50 ppm = 50 × 10⁻⁶ = 0.00005 seconds per second = 0.05 ms per second

To correct 800 ms:

time = 800 ms / (0.05 ms/s) = 16,000 seconds = 4 hours, 26 minutes, 40 seconds

(b) During Option A (step backward by 800ms):

At 10:00:00.000 (server time), the server writes transaction T1 with timestamp 10:00:00.000. NTP steps the clock back to 09:59:59.200 (correct UTC time). The next transaction T2 gets timestamp 09:59:59.200. Now T2 appears to “happen before” T1, even though it came after. Any system that relies on timestamp monotonicity (write-ahead logs, replication slots, MVCC visibility) may fail or corrupt data because the “before” and “after” ordering is reversed.
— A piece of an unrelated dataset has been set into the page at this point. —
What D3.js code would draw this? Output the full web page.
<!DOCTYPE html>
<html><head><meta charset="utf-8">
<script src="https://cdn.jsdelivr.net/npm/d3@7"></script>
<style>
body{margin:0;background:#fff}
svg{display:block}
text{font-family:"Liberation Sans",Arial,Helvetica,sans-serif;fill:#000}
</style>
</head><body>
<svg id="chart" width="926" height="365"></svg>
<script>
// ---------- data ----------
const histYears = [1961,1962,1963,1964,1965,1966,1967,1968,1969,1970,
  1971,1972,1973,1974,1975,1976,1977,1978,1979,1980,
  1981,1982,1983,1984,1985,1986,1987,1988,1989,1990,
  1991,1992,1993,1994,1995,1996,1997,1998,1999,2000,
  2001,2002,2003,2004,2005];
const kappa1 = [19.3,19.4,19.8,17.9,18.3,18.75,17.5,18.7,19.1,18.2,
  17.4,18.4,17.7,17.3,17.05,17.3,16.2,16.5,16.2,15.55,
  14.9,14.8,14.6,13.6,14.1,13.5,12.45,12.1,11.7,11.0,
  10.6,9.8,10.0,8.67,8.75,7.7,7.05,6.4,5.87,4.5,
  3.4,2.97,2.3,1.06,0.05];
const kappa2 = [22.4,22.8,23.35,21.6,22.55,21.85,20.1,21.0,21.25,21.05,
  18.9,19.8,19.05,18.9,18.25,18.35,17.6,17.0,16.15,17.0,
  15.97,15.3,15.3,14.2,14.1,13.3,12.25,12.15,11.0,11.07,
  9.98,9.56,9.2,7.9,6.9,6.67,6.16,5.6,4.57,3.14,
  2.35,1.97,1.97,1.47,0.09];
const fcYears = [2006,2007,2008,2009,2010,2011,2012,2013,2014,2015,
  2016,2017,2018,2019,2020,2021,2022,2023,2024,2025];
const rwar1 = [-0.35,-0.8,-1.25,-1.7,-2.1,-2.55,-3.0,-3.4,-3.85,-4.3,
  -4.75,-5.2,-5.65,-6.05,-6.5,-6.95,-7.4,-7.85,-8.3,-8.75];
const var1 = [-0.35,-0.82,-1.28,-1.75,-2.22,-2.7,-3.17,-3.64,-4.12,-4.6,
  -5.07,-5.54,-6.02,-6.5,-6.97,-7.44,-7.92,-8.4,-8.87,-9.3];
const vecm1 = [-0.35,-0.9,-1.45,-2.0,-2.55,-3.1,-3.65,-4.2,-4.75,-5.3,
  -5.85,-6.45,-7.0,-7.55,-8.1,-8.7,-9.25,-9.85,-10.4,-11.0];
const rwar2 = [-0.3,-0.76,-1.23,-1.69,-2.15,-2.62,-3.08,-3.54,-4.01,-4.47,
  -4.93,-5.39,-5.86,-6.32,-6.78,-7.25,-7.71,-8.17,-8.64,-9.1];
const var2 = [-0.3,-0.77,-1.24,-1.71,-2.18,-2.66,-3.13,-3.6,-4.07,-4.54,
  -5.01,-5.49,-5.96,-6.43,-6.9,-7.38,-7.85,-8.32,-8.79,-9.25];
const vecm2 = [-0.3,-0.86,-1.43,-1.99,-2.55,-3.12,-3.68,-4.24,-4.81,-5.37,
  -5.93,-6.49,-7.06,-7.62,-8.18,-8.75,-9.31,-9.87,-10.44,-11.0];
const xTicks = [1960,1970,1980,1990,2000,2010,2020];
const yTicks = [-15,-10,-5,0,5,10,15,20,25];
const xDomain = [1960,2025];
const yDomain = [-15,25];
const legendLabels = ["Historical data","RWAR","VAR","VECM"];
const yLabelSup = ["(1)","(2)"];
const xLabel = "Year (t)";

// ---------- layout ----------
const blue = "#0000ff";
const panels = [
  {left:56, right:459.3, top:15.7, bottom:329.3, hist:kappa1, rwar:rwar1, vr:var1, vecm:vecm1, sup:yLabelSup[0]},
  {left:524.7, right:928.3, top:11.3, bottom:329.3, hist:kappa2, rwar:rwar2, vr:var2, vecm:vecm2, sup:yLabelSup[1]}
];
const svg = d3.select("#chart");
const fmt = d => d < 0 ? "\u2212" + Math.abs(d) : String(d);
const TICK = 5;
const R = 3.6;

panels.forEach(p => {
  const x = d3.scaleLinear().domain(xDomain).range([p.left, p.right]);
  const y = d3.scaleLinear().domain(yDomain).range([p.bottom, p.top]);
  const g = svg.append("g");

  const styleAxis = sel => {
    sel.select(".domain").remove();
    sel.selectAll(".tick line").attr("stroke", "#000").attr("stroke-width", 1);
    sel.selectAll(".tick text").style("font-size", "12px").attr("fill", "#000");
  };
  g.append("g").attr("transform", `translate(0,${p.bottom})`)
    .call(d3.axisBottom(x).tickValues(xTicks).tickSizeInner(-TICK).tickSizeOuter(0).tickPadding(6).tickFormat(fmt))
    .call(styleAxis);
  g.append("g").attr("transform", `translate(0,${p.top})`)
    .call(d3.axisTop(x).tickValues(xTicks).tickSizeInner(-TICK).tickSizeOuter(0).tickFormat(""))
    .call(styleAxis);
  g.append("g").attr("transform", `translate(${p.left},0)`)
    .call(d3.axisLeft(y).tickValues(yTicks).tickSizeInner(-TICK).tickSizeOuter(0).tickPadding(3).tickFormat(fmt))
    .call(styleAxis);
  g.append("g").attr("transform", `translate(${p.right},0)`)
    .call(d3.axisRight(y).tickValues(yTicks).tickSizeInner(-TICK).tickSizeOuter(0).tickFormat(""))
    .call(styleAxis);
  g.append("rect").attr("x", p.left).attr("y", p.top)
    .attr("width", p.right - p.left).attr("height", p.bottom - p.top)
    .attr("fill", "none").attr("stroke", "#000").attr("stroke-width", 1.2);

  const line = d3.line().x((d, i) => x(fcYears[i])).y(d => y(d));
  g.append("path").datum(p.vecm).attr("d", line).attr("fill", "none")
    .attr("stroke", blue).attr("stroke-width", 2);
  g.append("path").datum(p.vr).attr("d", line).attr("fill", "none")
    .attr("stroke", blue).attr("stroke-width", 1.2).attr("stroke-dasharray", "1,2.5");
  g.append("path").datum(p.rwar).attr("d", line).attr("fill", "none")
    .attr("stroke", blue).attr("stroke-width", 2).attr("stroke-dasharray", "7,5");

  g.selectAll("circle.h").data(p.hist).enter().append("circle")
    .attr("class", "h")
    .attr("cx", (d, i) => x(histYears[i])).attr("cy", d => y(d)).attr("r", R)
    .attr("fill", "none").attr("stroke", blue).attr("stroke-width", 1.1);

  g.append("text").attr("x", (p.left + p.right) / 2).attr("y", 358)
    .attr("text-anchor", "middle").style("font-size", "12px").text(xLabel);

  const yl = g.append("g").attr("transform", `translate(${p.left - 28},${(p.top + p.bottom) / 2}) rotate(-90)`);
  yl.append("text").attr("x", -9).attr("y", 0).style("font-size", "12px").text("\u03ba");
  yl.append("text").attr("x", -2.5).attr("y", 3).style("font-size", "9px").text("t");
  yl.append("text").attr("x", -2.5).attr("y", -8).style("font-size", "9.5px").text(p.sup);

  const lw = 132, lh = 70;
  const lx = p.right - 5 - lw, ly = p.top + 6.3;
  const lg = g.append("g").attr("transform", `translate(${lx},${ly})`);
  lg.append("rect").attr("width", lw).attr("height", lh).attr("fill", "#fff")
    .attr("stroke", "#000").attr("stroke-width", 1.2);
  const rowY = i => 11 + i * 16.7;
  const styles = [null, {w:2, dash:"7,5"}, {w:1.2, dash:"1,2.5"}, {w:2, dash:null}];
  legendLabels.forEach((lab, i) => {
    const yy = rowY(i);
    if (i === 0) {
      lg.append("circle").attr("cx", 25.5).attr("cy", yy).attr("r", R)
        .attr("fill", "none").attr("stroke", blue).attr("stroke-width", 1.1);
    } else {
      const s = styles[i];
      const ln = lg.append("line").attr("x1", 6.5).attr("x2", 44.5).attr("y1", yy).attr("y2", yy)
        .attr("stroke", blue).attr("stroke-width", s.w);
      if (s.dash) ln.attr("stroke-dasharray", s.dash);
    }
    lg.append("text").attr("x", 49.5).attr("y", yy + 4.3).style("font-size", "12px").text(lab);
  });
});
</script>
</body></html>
(c) For a system with monotonically increasing transaction IDs, Option B (slew) is strongly preferred. The 4.5-hour convergence time is acceptable for most applications — it prevents any discontinuity in timestamps. Option A risks data corruption or system crashes. If the error were extremely large (say, hours), the database might require a maintenance window for a stepped correction, but for 800ms, slewing is safe.